THE BROADCAST UNIT crackled against the humidity. “Testing, one, two, three... Can everybody hear me?” None of the participants could. We were gathered beneath the frangipani trees on the morning of 7 December for a heritage walk, organised in conjunction with the George Town Literary Festival. On my third attempt, the unit cooperated, and we began walking westwards from the Old Protestant Cemetery. Around us, weathered tombstones marked where the town once ended. Beyond them stretched what maps now call Jalan Sultan Ahmad Shah, but which memory still calls Northam Road.

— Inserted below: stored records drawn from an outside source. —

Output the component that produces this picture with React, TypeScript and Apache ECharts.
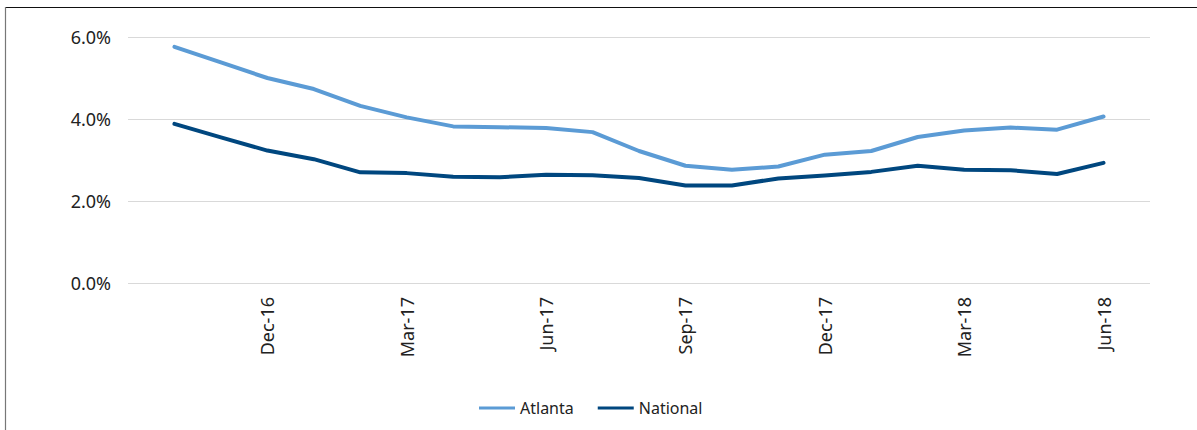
import React, { useEffect, useRef } from "react";
import * as echarts from "echarts";

const categories = [
  "Sep-16", "Oct-16", "Nov-16", "Dec-16", "Jan-17", "Feb-17", "Mar-17", "Apr-17", "May-17", "Jun-17",
  "Jul-17", "Aug-17", "Sep-17", "Oct-17", "Nov-17", "Dec-17", "Jan-18", "Feb-18", "Mar-18", "Apr-18",
  "May-18", "Jun-18", "Jul-18",
];
const atlanta = [
  null, 5.76, 5.38, 5.0, 4.73, 4.32, 4.04, 3.82, 3.8, 3.78, 3.68, 3.22, 2.86, 2.76, 2.84, 3.13, 3.22,
  3.56, 3.72, 3.79, 3.74, 4.06, null,
];
const national = [
  null, 3.88, 3.55, 3.23, 3.02, 2.7, 2.68, 2.59, 2.58, 2.64, 2.63, 2.56, 2.38, 2.38, 2.55, 2.62, 2.71,
  2.86, 2.76, 2.75, 2.66, 2.93, null,
];
const shownLabels = ["Dec-16", "Mar-17", "Jun-17", "Sep-17", "Dec-17", "Mar-18", "Jun-18"];

const FONT = "Noto Sans";

export default function App() {
  const ref = useRef<HTMLDivElement>(null);
  useEffect(() => {
    if (!ref.current) return;
    const chart = echarts.init(ref.current, null, { renderer: "svg" });
    chart.setOption({
      animation: false,
      backgroundColor: "#ffffff",
      textStyle: { fontFamily: FONT },
      grid: { left: 128, right: 47, top: 37, bottom: 147, containLabel: false },
      graphic: [
        { type: "line", shape: { x1: 5, y1: 7.5, x2: 1197, y2: 7.5 }, style: { stroke: "#111", lineWidth: 1.2 } },
        { type: "line", shape: { x1: 5.5, y1: 7, x2: 5.5, y2: 430 }, style: { stroke: "#777", lineWidth: 1.2 } },
      ],
      legend: {
        left: 474,
        top: 395,
        icon: "rect",
        itemWidth: 36,
        itemHeight: 3,
        itemGap: 24,
        textStyle: { fontFamily: FONT, fontSize: 16, color: "#222" },
        data: ["Atlanta", "National"],
      },
      xAxis: {
        type: "category",
        data: categories,
        boundaryGap: false,
        axisLine: { show: false },
        axisTick: { show: false },
        splitLine: { show: false },
        axisLabel: {
          interval: (_i: number, v: string) => shownLabels.indexOf(v) >= 0,
          rotate: 90,
          margin: 14,
          fontFamily: FONT,
          fontSize: 18,
          color: "#222",
        },
      },
      yAxis: {
        type: "value",
        min: 0,
        max: 6,
        interval: 2,
        axisLine: { show: false },
        axisTick: { show: false },
        splitLine: { lineStyle: { color: "#d9d9d9", width: 1 } },
        axisLabel: {
          formatter: (v: number) => v.toFixed(1) + "%",
          margin: 17,
          fontFamily: FONT,
          fontSize: 18,
          color: "#222",
        },
      },
      series: [
        {
          name: "Atlanta",
          type: "line",
          data: atlanta,
          showSymbol: false,
          symbol: "none",
          lineStyle: { color: "#5B9BD5", width: 4, cap: "round", join: "round" },
          itemStyle: { color: "#5B9BD5" },
        },
        {
          name: "National",
          type: "line",
          data: national,
          showSymbol: false,
          symbol: "none",
          lineStyle: { color: "#00477F", width: 4, cap: "round", join: "round" },
          itemStyle: { color: "#00477F" },
        },
      ],
    });
    return () => chart.dispose();
  }, []);
  return (
    <div
      ref={ref}
      style={{ position: "absolute", left: 0, top: 0, width: 1197, height: 430 }}
    />
  );
}
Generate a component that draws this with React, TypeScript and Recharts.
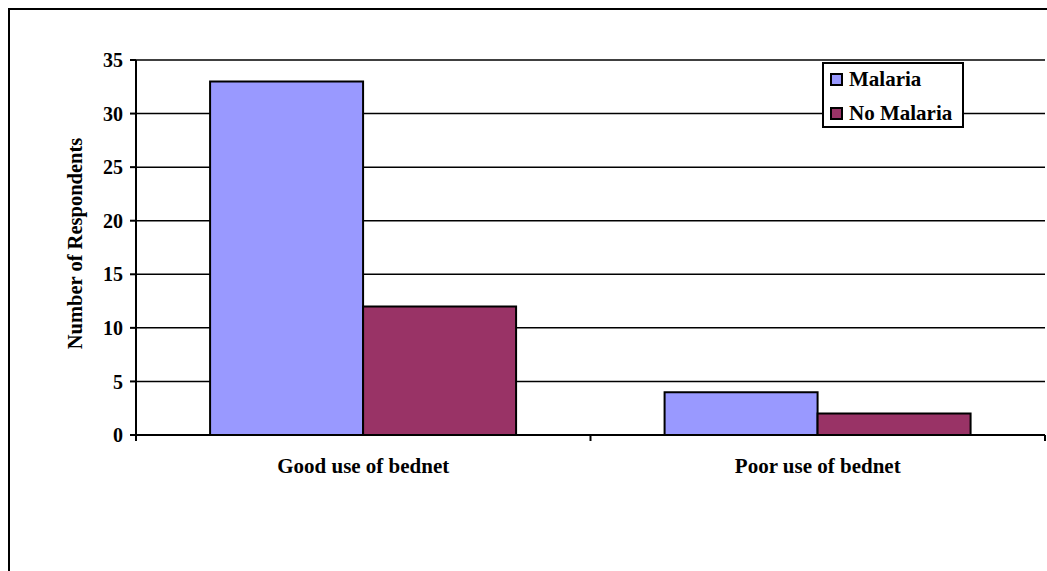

The gloriously fine weather mercifully held, despite threatening skies the day before. Remarkably, it was also 216 years to the day the East India Company approved the construction of the very road we were about to traverse. Our walk followed both geography and chronology, with each building along the road marking a moment in the city’s evolution. From this point on, the road would stretch northwest along the beachfront towards what we now call Gurney Drive, accumulating mansions, millionaires and meanings as it extended. Before this road was built, only a bridle path ran past coconut palms located beyond the cemetery, offering views across the strait to Kedah Peak—Gunung Jerai—rising blue in the distance. And what began as a beachfront retreat for Company officials would become the address of choice for Penang’s wealthiest Chinese towkays, earning this stretch its enduring nickname of “Millionaires’ Row”. People have been asking me to write up stories from these walks, and so here are some selected tales.


RUNNYMEDE
The 1809 meeting which approved the construction of this road along the north beach was recorded by a certain Thomas Stamford Raffles, then just a young assistant secretary in Penang. He had recently completed building a house along the proposed route, named Runnymede after the meadow where the Magna Carta was signed. Whether construction was motivated by public benefit or personal convenience remains ambiguous. On Wednesday, 3 August 1808, Olivia Devenish Raffles wrote to a family friend, Dr. John Leyden, that, “Mr. R. is building a pretty brick house on the beach, which I hope will be finished in eight to ten weeks.” The Prince of Wales Island Gazette of 14 January 1809 later reported: “The north beach will, ere long, assume a very handsome appearance, when the several elegant villas now building, are finished.” One such villa directly west of Raffles’ property was Sans Souci (French for “without worry”), belonging to John James Erskine, a colleague and friend. From their beachfront properties, Olivia and Erskine could each see their namesake hills across the Great Bay: Mount Olivia and Mount Erskine (now Pearl Hill). But both Sans Souci and the original Runnymede are long gone. The latter burnt down in the early twentieth century, and its final traces were destroyed around a decade ago.